▶ **JOB**
Render the following material again verbatim, leaving nothing out.

◇ ◇ ◇ ◇

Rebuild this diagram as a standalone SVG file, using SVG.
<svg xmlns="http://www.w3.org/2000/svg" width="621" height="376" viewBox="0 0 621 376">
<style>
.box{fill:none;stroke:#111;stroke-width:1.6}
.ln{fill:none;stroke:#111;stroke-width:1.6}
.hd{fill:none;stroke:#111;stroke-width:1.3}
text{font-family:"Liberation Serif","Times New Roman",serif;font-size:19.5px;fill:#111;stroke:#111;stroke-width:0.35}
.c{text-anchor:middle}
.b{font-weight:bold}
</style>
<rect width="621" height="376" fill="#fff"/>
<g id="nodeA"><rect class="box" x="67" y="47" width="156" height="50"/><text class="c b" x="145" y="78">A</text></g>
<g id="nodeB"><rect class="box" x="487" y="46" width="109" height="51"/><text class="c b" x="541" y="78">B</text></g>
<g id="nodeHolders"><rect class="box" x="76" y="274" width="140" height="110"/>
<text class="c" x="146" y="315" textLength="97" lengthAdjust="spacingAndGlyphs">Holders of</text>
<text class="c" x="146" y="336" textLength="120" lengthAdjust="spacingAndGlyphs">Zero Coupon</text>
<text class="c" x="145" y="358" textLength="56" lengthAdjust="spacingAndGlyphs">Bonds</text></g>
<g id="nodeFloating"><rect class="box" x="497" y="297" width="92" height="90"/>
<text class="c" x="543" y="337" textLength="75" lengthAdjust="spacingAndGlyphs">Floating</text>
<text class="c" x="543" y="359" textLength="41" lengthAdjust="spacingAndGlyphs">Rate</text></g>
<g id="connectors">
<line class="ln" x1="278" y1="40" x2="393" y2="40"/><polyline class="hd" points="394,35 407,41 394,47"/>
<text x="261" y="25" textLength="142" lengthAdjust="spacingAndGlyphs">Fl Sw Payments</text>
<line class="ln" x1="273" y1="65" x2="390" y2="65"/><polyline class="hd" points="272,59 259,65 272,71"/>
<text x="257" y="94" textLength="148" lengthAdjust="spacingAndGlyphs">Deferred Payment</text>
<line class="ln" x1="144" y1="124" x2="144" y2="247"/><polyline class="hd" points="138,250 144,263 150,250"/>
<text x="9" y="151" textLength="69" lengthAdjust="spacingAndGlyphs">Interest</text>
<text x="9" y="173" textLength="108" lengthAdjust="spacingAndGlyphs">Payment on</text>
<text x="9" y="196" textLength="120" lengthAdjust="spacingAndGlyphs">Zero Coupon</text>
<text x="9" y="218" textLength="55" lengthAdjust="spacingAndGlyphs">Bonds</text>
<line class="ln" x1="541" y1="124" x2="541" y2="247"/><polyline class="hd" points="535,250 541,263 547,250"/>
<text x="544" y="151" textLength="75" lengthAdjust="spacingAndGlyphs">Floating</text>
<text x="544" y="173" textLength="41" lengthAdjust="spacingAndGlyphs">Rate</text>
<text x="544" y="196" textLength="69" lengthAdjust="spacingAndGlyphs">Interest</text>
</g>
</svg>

◇ ◇ ◇ ◇

▶ **RESULT**
Rebuild this diagram as a standalone SVG file, using SVG.
<svg xmlns="http://www.w3.org/2000/svg" width="621" height="376" viewBox="0 0 621 376">
<style>
.box{fill:none;stroke:#111;stroke-width:1.6}
.ln{fill:none;stroke:#111;stroke-width:1.6}
.hd{fill:none;stroke:#111;stroke-width:1.3}
text{font-family:"Liberation Serif","Times New Roman",serif;font-size:19.5px;fill:#111;stroke:#111;stroke-width:0.35}
.c{text-anchor:middle}
.b{font-weight:bold}
</style>
<rect width="621" height="376" fill="#fff"/>
<g id="nodeA"><rect class="box" x="67" y="47" width="156" height="50"/><text class="c b" x="145" y="78">A</text></g>
<g id="nodeB"><rect class="box" x="487" y="46" width="109" height="51"/><text class="c b" x="541" y="78">B</text></g>
<g id="nodeHolders"><rect class="box" x="76" y="274" width="140" height="110"/>
<text class="c" x="146" y="315" textLength="97" lengthAdjust="spacingAndGlyphs">Holders of</text>
<text class="c" x="146" y="336" textLength="120" lengthAdjust="spacingAndGlyphs">Zero Coupon</text>
<text class="c" x="145" y="358" textLength="56" lengthAdjust="spacingAndGlyphs">Bonds</text></g>
<g id="nodeFloating"><rect class="box" x="497" y="297" width="92" height="90"/>
<text class="c" x="543" y="337" textLength="75" lengthAdjust="spacingAndGlyphs">Floating</text>
<text class="c" x="543" y="359" textLength="41" lengthAdjust="spacingAndGlyphs">Rate</text></g>
<g id="connectors">
<line class="ln" x1="278" y1="40" x2="393" y2="40"/><polyline class="hd" points="394,35 407,41 394,47"/>
<text x="261" y="25" textLength="142" lengthAdjust="spacingAndGlyphs">Fl Sw Payments</text>
<line class="ln" x1="273" y1="65" x2="390" y2="65"/><polyline class="hd" points="272,59 259,65 272,71"/>
<text x="257" y="94" textLength="148" lengthAdjust="spacingAndGlyphs">Deferred Payment</text>
<line class="ln" x1="144" y1="124" x2="144" y2="247"/><polyline class="hd" points="138,250 144,263 150,250"/>
<text x="9" y="151" textLength="69" lengthAdjust="spacingAndGlyphs">Interest</text>
<text x="9" y="173" textLength="108" lengthAdjust="spacingAndGlyphs">Payment on</text>
<text x="9" y="196" textLength="120" lengthAdjust="spacingAndGlyphs">Zero Coupon</text>
<text x="9" y="218" textLength="55" lengthAdjust="spacingAndGlyphs">Bonds</text>
<line class="ln" x1="541" y1="124" x2="541" y2="247"/><polyline class="hd" points="535,250 541,263 547,250"/>
<text x="544" y="151" textLength="75" lengthAdjust="spacingAndGlyphs">Floating</text>
<text x="544" y="173" textLength="41" lengthAdjust="spacingAndGlyphs">Rate</text>
<text x="544" y="196" textLength="69" lengthAdjust="spacingAndGlyphs">Interest</text>
</g>
</svg>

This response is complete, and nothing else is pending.